* Items:
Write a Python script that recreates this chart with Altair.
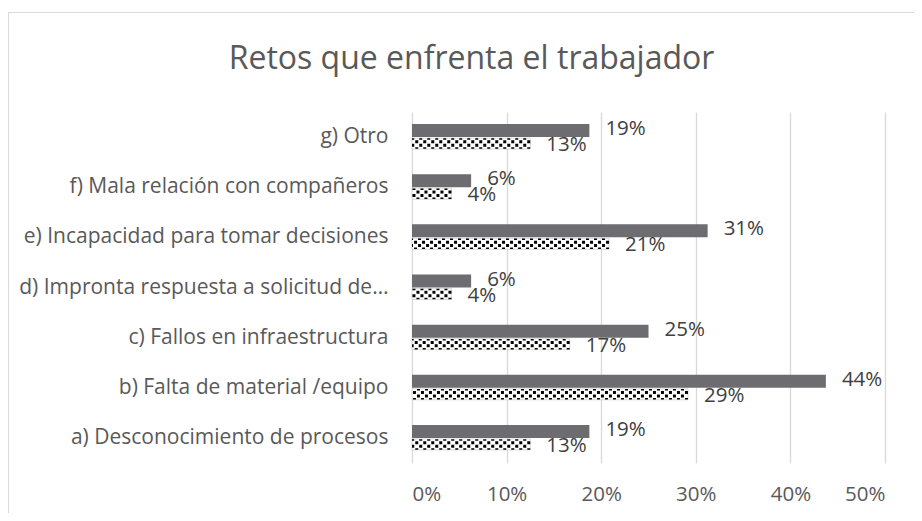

--

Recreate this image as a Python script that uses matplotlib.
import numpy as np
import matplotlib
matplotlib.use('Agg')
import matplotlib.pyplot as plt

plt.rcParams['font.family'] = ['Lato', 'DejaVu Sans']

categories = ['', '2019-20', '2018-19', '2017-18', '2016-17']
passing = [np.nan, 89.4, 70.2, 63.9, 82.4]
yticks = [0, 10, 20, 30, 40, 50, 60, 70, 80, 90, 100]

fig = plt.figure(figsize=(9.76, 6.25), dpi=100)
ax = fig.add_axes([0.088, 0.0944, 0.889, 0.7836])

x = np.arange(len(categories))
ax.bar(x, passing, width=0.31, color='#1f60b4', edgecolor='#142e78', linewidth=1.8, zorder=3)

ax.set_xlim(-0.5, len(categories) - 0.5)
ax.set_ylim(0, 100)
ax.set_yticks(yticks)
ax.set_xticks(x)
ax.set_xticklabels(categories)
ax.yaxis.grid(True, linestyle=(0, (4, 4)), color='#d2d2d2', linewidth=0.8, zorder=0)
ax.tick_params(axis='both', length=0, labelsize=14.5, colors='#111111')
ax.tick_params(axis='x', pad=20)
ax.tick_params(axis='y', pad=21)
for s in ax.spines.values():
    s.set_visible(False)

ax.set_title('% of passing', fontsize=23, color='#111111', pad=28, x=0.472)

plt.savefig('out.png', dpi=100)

* Problem requirements: From the entries above, copy each line holding "that".

* Exercise answer:
Write a Python script that recreates this chart with Altair.
Recreate this image as a Python script that uses matplotlib.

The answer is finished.